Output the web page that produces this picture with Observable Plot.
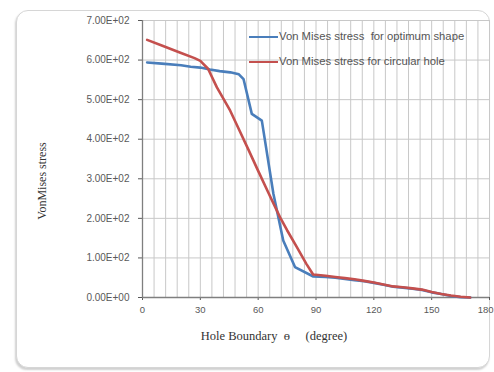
<!DOCTYPE html>
<html>
<head>
<meta charset="utf-8">
<script src="https://cdn.jsdelivr.net/npm/d3@7"></script>
<script src="https://cdn.jsdelivr.net/npm/@observablehq/plot@0.6"></script>
<style>
  html, body { margin: 0; padding: 0; background: #fff; }
  #wrap { position: relative; width: 494px; height: 372px; overflow: hidden; }
  #card { position: absolute; left: 16px; top: 10px; width: 472px; height: 356px;
          border: 1.5px solid #d6d6d6; border-radius: 12px; box-shadow: -1px 2px 2px #d0d0d0; background: #fff; }
  #chart { position: absolute; left: 0; top: 0; }
  #legend { position: absolute; left: 249px; top: 24px; font-family: "Liberation Sans", Arial, sans-serif;
            font-size: 11.3px; color: #555; line-height: 25px; white-space: nowrap; }
  #legend .sw { display: inline-block; width: 29px; height: 2px; vertical-align: middle; margin-right: 1px; }
  #ytitle { position: absolute; left: 42px; top: 181px; transform: translate(-50%, -50%) rotate(-90deg);
            font-family: "Liberation Serif", "Times New Roman", serif; font-size: 12px; color: #333; white-space: nowrap; }
</style>
</head>
<body>
<div id="wrap">
  <div id="card"></div>
  <div id="chart"></div>
  <div id="legend"></div>
  <div id="ytitle"></div>
</div>
<script>
// Series: Von Mises stress for optimum shape (blue)
const optDeg = [2.4, 10, 20, 25, 30, 35, 40, 45.5, 50, 52.4, 56.7, 61.9, 67.9, 73, 79.1, 88.6, 95, 100, 105, 110, 115, 120, 125, 130, 135, 140, 145, 150, 155, 160, 165, 170];
const optVal = [594, 591, 587, 583, 581, 576, 572, 569, 564, 552, 464, 447, 262, 144, 77, 53, 52, 50, 47, 44, 41, 37, 32, 27, 25, 22, 19, 13, 9, 4, 1, 0];
// Series: Von Mises stress for circular hole (red)
const circDeg = [2.4, 10, 20, 27, 30, 34, 38.6, 45.5, 50, 55, 60, 65, 71.3, 75, 80, 85, 88.5, 95, 100, 105, 110, 115, 120, 125, 130, 135, 140, 145, 150, 155, 160, 165, 170];
const circVal = [651, 637, 618, 605, 598, 578, 531, 472, 425, 373, 320, 268, 203, 170, 128, 85, 58, 55, 52, 49, 46, 42, 38, 33, 28, 26, 23, 20, 14, 9, 5, 2, 0];

const seriesNames = ["Von Mises stress\u00a0 for optimum shape", "Von Mises stress for circular hole"];
const seriesColors = ["#4a7ebb", "#c4504e"];

const xTicks = [0, 30, 60, 90, 120, 150, 180];
const xTickLabels = ["0", "30", "60", "90", "120", "150", "180"];
const yTicks = [0, 100, 200, 300, 400, 500, 600, 700];
const yTickLabels = ["0.00E+00", "1.00E+02", "2.00E+02", "3.00E+02", "4.00E+02", "5.00E+02", "6.00E+02", "7.00E+02"];
const xGrid = d3.range(0, 181, 6);

const xTitle = "Hole Boundary\u00a0 \u0275\u00a0\u00a0\u00a0\u00a0 (degree)";
const yTitle = "VonMises stress";

const optData = optDeg.map((d, i) => ({deg: d, val: optVal[i]}));
const circData = circDeg.map((d, i) => ({deg: d, val: circVal[i]}));
const xLabelData = xTicks.map((d, i) => ({deg: d, label: xTickLabels[i]}));
const lastIdx = xLabelData.length - 1;

const plot = Plot.plot({
  width: 494,
  height: 372,
  marginLeft: 142,
  marginRight: 5,
  marginTop: 20,
  marginBottom: 75,
  style: {background: "transparent", fontFamily: "Liberation Sans, Arial, sans-serif", fontSize: "10px", color: "#595959"},
  x: {domain: [0, 180], ticks: xTicks, tickFormat: () => "", tickSize: 3, label: null},
  y: {domain: [0, 700], ticks: yTicks, tickFormat: d => yTickLabels[yTicks.indexOf(d)], tickSize: 4, tickPadding: 9, label: null},
  marks: [
    Plot.ruleX(xGrid, {stroke: "#c8c8c8", strokeWidth: 1, strokeOpacity: 1}),
    Plot.ruleY(yTicks, {stroke: "#c8c8c8", strokeWidth: 1, strokeOpacity: 1}),
    Plot.ruleX([0], {stroke: "#7f7f7f", strokeWidth: 1.3}),
    Plot.ruleY([0], {stroke: "#7f7f7f", strokeWidth: 1.3}),
    Plot.line(optData, {x: "deg", y: "val", stroke: seriesColors[0], strokeWidth: 2.6}),
    Plot.line(circData, {x: "deg", y: "val", stroke: seriesColors[1], strokeWidth: 2.6}),
    Plot.text(xLabelData.slice(0, lastIdx), {x: "deg", text: "label", frameAnchor: "bottom", dy: 15, fontSize: 9.5, fill: "#595959"}),
    Plot.text(xLabelData.slice(lastIdx), {x: "deg", text: "label", frameAnchor: "bottom", dy: 15, dx: 4, textAnchor: "end", fontSize: 9.5, fill: "#595959"}),
    Plot.text([xTitle], {frameAnchor: "bottom", dx: -42, dy: 42, fontFamily: "Liberation Serif, Times New Roman, serif", fontSize: 12.5, fill: "#333"})
  ]
});
document.getElementById("chart").appendChild(plot);
document.getElementById("ytitle").textContent = yTitle;

const legend = document.getElementById("legend");
seriesNames.forEach((name, i) => {
  const row = document.createElement("div");
  const sw = document.createElement("span");
  sw.className = "sw";
  sw.style.background = seriesColors[i];
  row.appendChild(sw);
  row.appendChild(document.createTextNode(name));
  legend.appendChild(row);
});
</script>
</body>
</html>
───
(What is being asked): Make an exact copy of the whole listing, but don't bring over any pictures.

(Complete response):
Output the web page that produces this picture with Observable Plot.
<!DOCTYPE html>
<html>
<head>
<meta charset="utf-8">
<script src="https://cdn.jsdelivr.net/npm/d3@7"></script>
<script src="https://cdn.jsdelivr.net/npm/@observablehq/plot@0.6"></script>
<style>
  html, body { margin: 0; padding: 0; background: #fff; }
  #wrap { position: relative; width: 494px; height: 372px; overflow: hidden; }
  #card { position: absolute; left: 16px; top: 10px; width: 472px; height: 356px;
          border: 1.5px solid #d6d6d6; border-radius: 12px; box-shadow: -1px 2px 2px #d0d0d0; background: #fff; }
  #chart { position: absolute; left: 0; top: 0; }
  #legend { position: absolute; left: 249px; top: 24px; font-family: "Liberation Sans", Arial, sans-serif;
            font-size: 11.3px; color: #555; line-height: 25px; white-space: nowrap; }
  #legend .sw { display: inline-block; width: 29px; height: 2px; vertical-align: middle; margin-right: 1px; }
  #ytitle { position: absolute; left: 42px; top: 181px; transform: translate(-50%, -50%) rotate(-90deg);
            font-family: "Liberation Serif", "Times New Roman", serif; font-size: 12px; color: #333; white-space: nowrap; }
</style>
</head>
<body>
<div id="wrap">
  <div id="card"></div>
  <div id="chart"></div>
  <div id="legend"></div>
  <div id="ytitle"></div>
</div>
<script>
// Series: Von Mises stress for optimum shape (blue)
const optDeg = [2.4, 10, 20, 25, 30, 35, 40, 45.5, 50, 52.4, 56.7, 61.9, 67.9, 73, 79.1, 88.6, 95, 100, 105, 110, 115, 120, 125, 130, 135, 140, 145, 150, 155, 160, 165, 170];
const optVal = [594, 591, 587, 583, 581, 576, 572, 569, 564, 552, 464, 447, 262, 144, 77, 53, 52, 50, 47, 44, 41, 37, 32, 27, 25, 22, 19, 13, 9, 4, 1, 0];
// Series: Von Mises stress for circular hole (red)
const circDeg = [2.4, 10, 20, 27, 30, 34, 38.6, 45.5, 50, 55, 60, 65, 71.3, 75, 80, 85, 88.5, 95, 100, 105, 110, 115, 120, 125, 130, 135, 140, 145, 150, 155, 160, 165, 170];
const circVal = [651, 637, 618, 605, 598, 578, 531, 472, 425, 373, 320, 268, 203, 170, 128, 85, 58, 55, 52, 49, 46, 42, 38, 33, 28, 26, 23, 20, 14, 9, 5, 2, 0];

const seriesNames = ["Von Mises stress\u00a0 for optimum shape", "Von Mises stress for circular hole"];
const seriesColors = ["#4a7ebb", "#c4504e"];

const xTicks = [0, 30, 60, 90, 120, 150, 180];
const xTickLabels = ["0", "30", "60", "90", "120", "150", "180"];
const yTicks = [0, 100, 200, 300, 400, 500, 600, 700];
const yTickLabels = ["0.00E+00", "1.00E+02", "2.00E+02", "3.00E+02", "4.00E+02", "5.00E+02", "6.00E+02", "7.00E+02"];
const xGrid = d3.range(0, 181, 6);

const xTitle = "Hole Boundary\u00a0 \u0275\u00a0\u00a0\u00a0\u00a0 (degree)";
const yTitle = "VonMises stress";

const optData = optDeg.map((d, i) => ({deg: d, val: optVal[i]}));
const circData = circDeg.map((d, i) => ({deg: d, val: circVal[i]}));
const xLabelData = xTicks.map((d, i) => ({deg: d, label: xTickLabels[i]}));
const lastIdx = xLabelData.length - 1;

const plot = Plot.plot({
  width: 494,
  height: 372,
  marginLeft: 142,
  marginRight: 5,
  marginTop: 20,
  marginBottom: 75,
  style: {background: "transparent", fontFamily: "Liberation Sans, Arial, sans-serif", fontSize: "10px", color: "#595959"},
  x: {domain: [0, 180], ticks: xTicks, tickFormat: () => "", tickSize: 3, label: null},
  y: {domain: [0, 700], ticks: yTicks, tickFormat: d => yTickLabels[yTicks.indexOf(d)], tickSize: 4, tickPadding: 9, label: null},
  marks: [
    Plot.ruleX(xGrid, {stroke: "#c8c8c8", strokeWidth: 1, strokeOpacity: 1}),
    Plot.ruleY(yTicks, {stroke: "#c8c8c8", strokeWidth: 1, strokeOpacity: 1}),
    Plot.ruleX([0], {stroke: "#7f7f7f", strokeWidth: 1.3}),
    Plot.ruleY([0], {stroke: "#7f7f7f", strokeWidth: 1.3}),
    Plot.line(optData, {x: "deg", y: "val", stroke: seriesColors[0], strokeWidth: 2.6}),
    Plot.line(circData, {x: "deg", y: "val", stroke: seriesColors[1], strokeWidth: 2.6}),
    Plot.text(xLabelData.slice(0, lastIdx), {x: "deg", text: "label", frameAnchor: "bottom", dy: 15, fontSize: 9.5, fill: "#595959"}),
    Plot.text(xLabelData.slice(lastIdx), {x: "deg", text: "label", frameAnchor: "bottom", dy: 15, dx: 4, textAnchor: "end", fontSize: 9.5, fill: "#595959"}),
    Plot.text([xTitle], {frameAnchor: "bottom", dx: -42, dy: 42, fontFamily: "Liberation Serif, Times New Roman, serif", fontSize: 12.5, fill: "#333"})
  ]
});
document.getElementById("chart").appendChild(plot);
document.getElementById("ytitle").textContent = yTitle;

const legend = document.getElementById("legend");
seriesNames.forEach((name, i) => {
  const row = document.createElement("div");
  const sw = document.createElement("span");
  sw.className = "sw";
  sw.style.background = seriesColors[i];
  row.appendChild(sw);
  row.appendChild(document.createTextNode(name));
  legend.appendChild(row);
});
</script>
</body>
</html>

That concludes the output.